Quella che leggete nella Saga di Bront e Flint è la parafrasi del poema epico.

Rispettati i canoni del genere e rivisitata la struttura chiaramente più accessibile del periodo, l'autore stende quelli che sembrano i brandelli di una storia che verrà ampliata, chissà come e chissà quando. 

Gli elementi del poema classico ci sono tutti: frequenti epiteti e patronimici, come a stimolare la memoria dell’aedo che recita le avventure dei due fratelli; metafore e figure retoriche come ritornelli che impreziosiscono la prosa; stile narrativo tendente al fiabesco che poco narra e tutto mostra.


Foto di Alessandra Calì


IL FIL ROUGE FRA CLASSICO E MODERNO

Chi decide di acquistare e leggere la Saga di Bront e Flint non va in cerca di una storia, ma di una rivisitazione nostalgica del componimento epico tradizionale, riscritto in prosa e riadattato per un’audience senza età e con una indefessa costante: puntare al passato rimanendo vivi nel presente. 
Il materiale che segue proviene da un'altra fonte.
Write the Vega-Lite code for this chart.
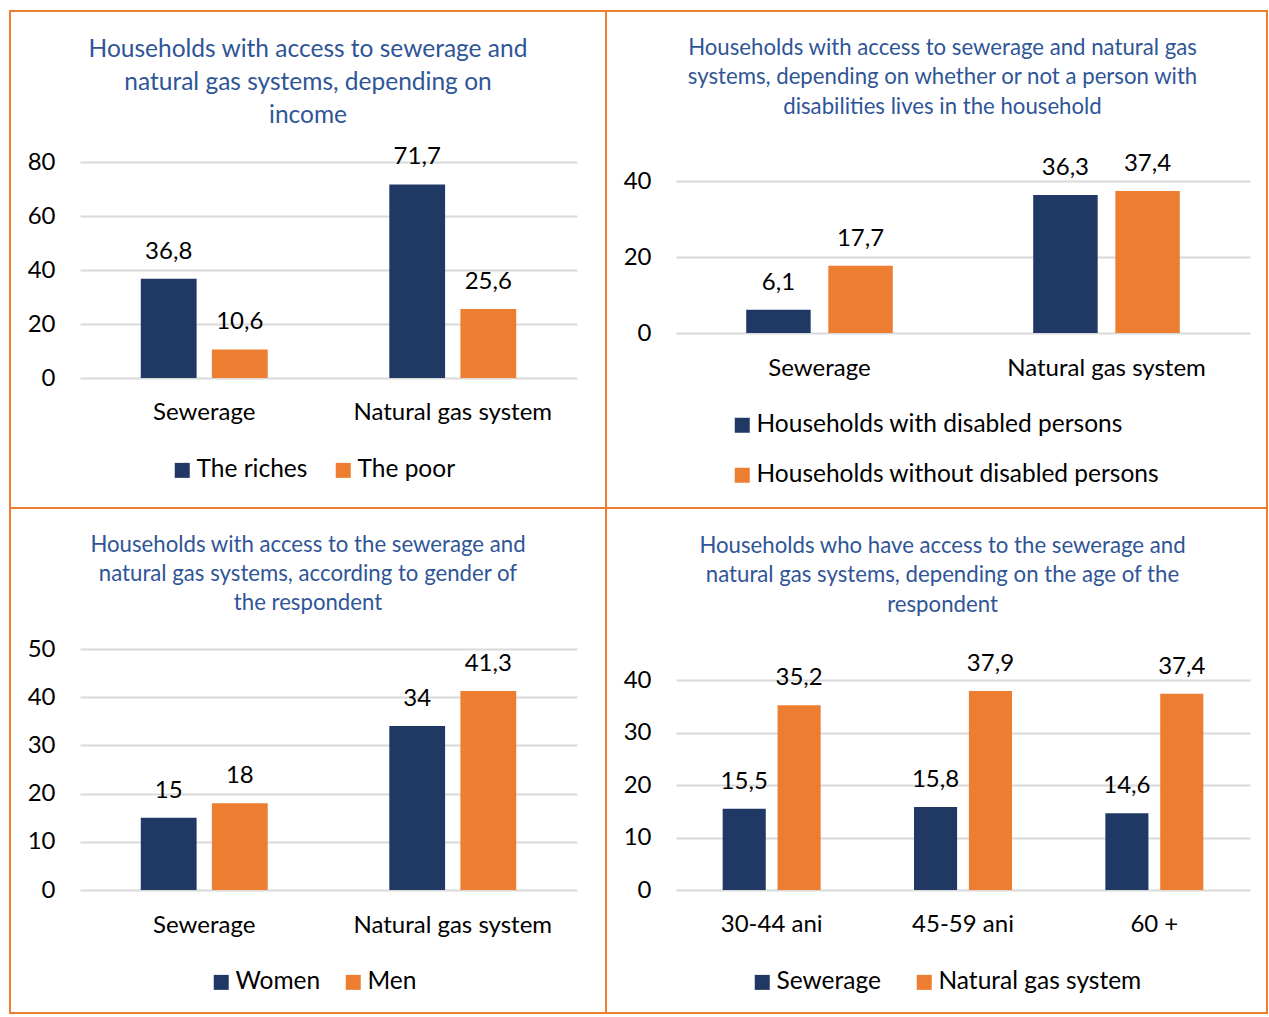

Mi sono chiesta cosa potessi dirvi riguardo il pubblico di riferimento: in verità questa storia non si lega ad un lettore unico. 

Di certo non parla a chi intende leggere solo fantasy in senso stretto, perché le figure gnomiche di Bront e Flint si muovono in un pentagramma di omaggi e rivisitazioni legate – per esplicita ammissione dell’autore – al mondo letterario virgiliano e tradizionale, oltre che tolkieniano. 

Detto in soldoni: sarebbe un peccato non cogliere i richiami del testo alle celebri opere letterarie alle quali l'autore si ispira, perché la preziosità di questi due brevi scritti sta proprio nel rimaneggiamento in chiave quasi fiabesca dei canoni classici

È inconfondibile la nostalgia tipica dell’egloga virgiliana nel tono adottato dalle Storie di Nigmàr, così come l’anelare perpetuo ad una (ir)raggiungibile eroicità ne L'ascesa del Campione.

Posso darvi un consiglio? 

Regalatelo a chi non conosce il fantasy e regalatevelo se lo conoscete.

A chi apprezza il bello slegato da un’opera puramente fantasy e a chi cerca il fantasy nella letteratura nostalgica. 

A voi che siete curiosi e a chi decide di supportare il coraggiosissimo tentativo del nostro amichevole prof di quartiere.